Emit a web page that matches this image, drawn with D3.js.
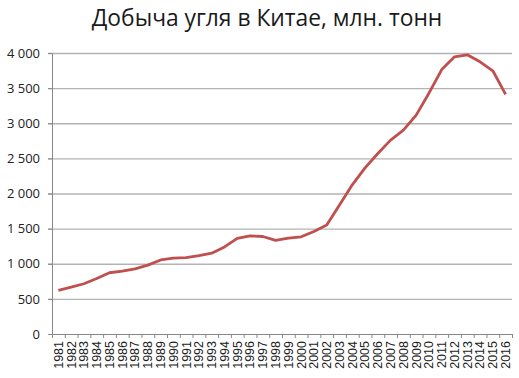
<!DOCTYPE html>
<html>
<head>
<meta charset="utf-8">
<script src="https://cdn.jsdelivr.net/npm/d3@7"></script>
<style>
  body { margin: 0; background: #fff; }
  .container { width: 519px; height: 378px; }
</style>
</head>
<body>
<div class="container"></div>
<script>
const width = 519;
const height = 378;
const margin = { top: 53, bottom: 44, left: 52, right: 7 };

const title = 'Добыча угля в Китае, млн. тонн';
const years = [1981, 1982, 1983, 1984, 1985, 1986, 1987, 1988, 1989, 1990,
    1991, 1992, 1993, 1994, 1995, 1996, 1997, 1998, 1999, 2000,
    2001, 2002, 2003, 2004, 2005, 2006, 2007, 2008, 2009, 2010,
    2011, 2012, 2013, 2014, 2015, 2016];
const output = [622, 666, 715, 789, 872, 894, 928, 980, 1054, 1080,
    1087, 1116, 1150, 1240, 1361, 1397, 1388, 1332, 1364, 1384,
    1459, 1550, 1835, 2123, 2365, 2570, 2760, 2903, 3115, 3428,
    3764, 3945, 3974, 3874, 3747, 3411];
const yTicks = [0, 500, 1000, 1500, 2000, 2500, 3000, 3500, 4000];

const data = years.map((y, i) => ({ year: y, value: output[i] }));

const svg = d3.select('.container')
    .append('svg')
    .attr('width', width)
    .attr('height', height);

const innerW = width - margin.left - margin.right;
const innerH = height - margin.top - margin.bottom;

const x = d3.scaleBand()
    .domain(years)
    .range([0, innerW]);

const y = d3.scaleLinear()
    .domain([0, 4000])
    .range([innerH, 0]);

const G = svg.append('g')
    .attr('transform', 'translate(' + margin.left + ',' + margin.top + ')');

svg.append('text')
    .attr('x', 267)
    .attr('y', 26)
    .attr('text-anchor', 'middle')
    .style('font-family', '"Open Sans", sans-serif')
    .style('font-size', '22.8px')
    .style('fill', '#1a1a1a')
    .text(title);

// gridlines
G.selectAll('.grid')
    .data(yTicks.filter(d => d > 0))
    .join('line')
    .attr('class', 'grid')
    .attr('x1', -4)
    .attr('x2', innerW)
    .attr('y1', d => y(d) + 0.5)
    .attr('y2', d => y(d) + 0.5)
    .style('stroke', '#b3b3b3')
    .style('stroke-width', 1.3);

// y axis
const yAxis = G.append('g')
    .call(d3.axisLeft(y)
        .tickValues(yTicks)
        .tickSize(4)
        .tickPadding(8)
        .tickFormat(d => d3.format(',')(d).replace(',', ' ')));
yAxis.select('.domain').style('stroke', '#888');
yAxis.selectAll('.tick line').style('stroke', '#888');
yAxis.selectAll('text')
    .style('font-family', '"Open Sans", sans-serif')
    .style('font-size', '13px')
    .style('fill', '#222');

// x axis with ticks between categories
const xAxis = G.append('g')
    .attr('transform', 'translate(0,' + innerH + ')')
    .call(d3.axisBottom(x).tickSize(0).tickSizeOuter(0));
xAxis.select('.domain').style('stroke', '#888').attr('d', 'M0,0.5H' + innerW);
xAxis.selectAll('.tick line').remove();

G.append('g')
    .selectAll('line')
    .data(d3.range(years.length + 1))
    .join('line')
    .attr('x1', i => i * x.step() + 0.5)
    .attr('x2', i => i * x.step() + 0.5)
    .attr('y1', innerH)
    .attr('y2', innerH + 4)
    .style('stroke', '#888');

xAxis.selectAll('text')
    .attr('transform', 'rotate(-90)')
    .attr('text-anchor', 'end')
    .attr('x', -7)
    .attr('y', 0)
    .attr('dy', '0.35em')
    .style('font-family', '"Liberation Sans", Arial, sans-serif')
    .style('font-size', '12.5px')
    .style('fill', '#222');

// line
const line = d3.line()
    .x(d => x(d.year) + x.bandwidth() / 2)
    .y(d => y(d.value));

G.append('path')
    .datum(data)
    .attr('d', line)
    .style('fill', 'none')
    .style('stroke', '#c0504d')
    .style('stroke-width', 2.8)
    .style('stroke-linejoin', 'round');
</script>
</body>
</html>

# # # #

# THE TASK:
Would you set down the listing exactly, omitting pictures?

# FULL SOLUTION:
Emit a web page that matches this image, drawn with D3.js.
<!DOCTYPE html>
<html>
<head>
<meta charset="utf-8">
<script src="https://cdn.jsdelivr.net/npm/d3@7"></script>
<style>
  body { margin: 0; background: #fff; }
  .container { width: 519px; height: 378px; }
</style>
</head>
<body>
<div class="container"></div>
<script>
const width = 519;
const height = 378;
const margin = { top: 53, bottom: 44, left: 52, right: 7 };

const title = 'Добыча угля в Китае, млн. тонн';
const years = [1981, 1982, 1983, 1984, 1985, 1986, 1987, 1988, 1989, 1990,
    1991, 1992, 1993, 1994, 1995, 1996, 1997, 1998, 1999, 2000,
    2001, 2002, 2003, 2004, 2005, 2006, 2007, 2008, 2009, 2010,
    2011, 2012, 2013, 2014, 2015, 2016];
const output = [622, 666, 715, 789, 872, 894, 928, 980, 1054, 1080,
    1087, 1116, 1150, 1240, 1361, 1397, 1388, 1332, 1364, 1384,
    1459, 1550, 1835, 2123, 2365, 2570, 2760, 2903, 3115, 3428,
    3764, 3945, 3974, 3874, 3747, 3411];
const yTicks = [0, 500, 1000, 1500, 2000, 2500, 3000, 3500, 4000];

const data = years.map((y, i) => ({ year: y, value: output[i] }));

const svg = d3.select('.container')
    .append('svg')
    .attr('width', width)
    .attr('height', height);

const innerW = width - margin.left - margin.right;
const innerH = height - margin.top - margin.bottom;

const x = d3.scaleBand()
    .domain(years)
    .range([0, innerW]);

const y = d3.scaleLinear()
    .domain([0, 4000])
    .range([innerH, 0]);

const G = svg.append('g')
    .attr('transform', 'translate(' + margin.left + ',' + margin.top + ')');

svg.append('text')
    .attr('x', 267)
    .attr('y', 26)
    .attr('text-anchor', 'middle')
    .style('font-family', '"Open Sans", sans-serif')
    .style('font-size', '22.8px')
    .style('fill', '#1a1a1a')
    .text(title);

// gridlines
G.selectAll('.grid')
    .data(yTicks.filter(d => d > 0))
    .join('line')
    .attr('class', 'grid')
    .attr('x1', -4)
    .attr('x2', innerW)
    .attr('y1', d => y(d) + 0.5)
    .attr('y2', d => y(d) + 0.5)
    .style('stroke', '#b3b3b3')
    .style('stroke-width', 1.3);

// y axis
const yAxis = G.append('g')
    .call(d3.axisLeft(y)
        .tickValues(yTicks)
        .tickSize(4)
        .tickPadding(8)
        .tickFormat(d => d3.format(',')(d).replace(',', ' ')));
yAxis.select('.domain').style('stroke', '#888');
yAxis.selectAll('.tick line').style('stroke', '#888');
yAxis.selectAll('text')
    .style('font-family', '"Open Sans", sans-serif')
    .style('font-size', '13px')
    .style('fill', '#222');

// x axis with ticks between categories
const xAxis = G.append('g')
    .attr('transform', 'translate(0,' + innerH + ')')
    .call(d3.axisBottom(x).tickSize(0).tickSizeOuter(0));
xAxis.select('.domain').style('stroke', '#888').attr('d', 'M0,0.5H' + innerW);
xAxis.selectAll('.tick line').remove();

G.append('g')
    .selectAll('line')
    .data(d3.range(years.length + 1))
    .join('line')
    .attr('x1', i => i * x.step() + 0.5)
    .attr('x2', i => i * x.step() + 0.5)
    .attr('y1', innerH)
    .attr('y2', innerH + 4)
    .style('stroke', '#888');

xAxis.selectAll('text')
    .attr('transform', 'rotate(-90)')
    .attr('text-anchor', 'end')
    .attr('x', -7)
    .attr('y', 0)
    .attr('dy', '0.35em')
    .style('font-family', '"Liberation Sans", Arial, sans-serif')
    .style('font-size', '12.5px')
    .style('fill', '#222');

// line
const line = d3.line()
    .x(d => x(d.year) + x.bandwidth() / 2)
    .y(d => y(d.value));

G.append('path')
    .datum(data)
    .attr('d', line)
    .style('fill', 'none')
    .style('stroke', '#c0504d')
    .style('stroke-width', 2.8)
    .style('stroke-linejoin', 'round');
</script>
</body>
</html>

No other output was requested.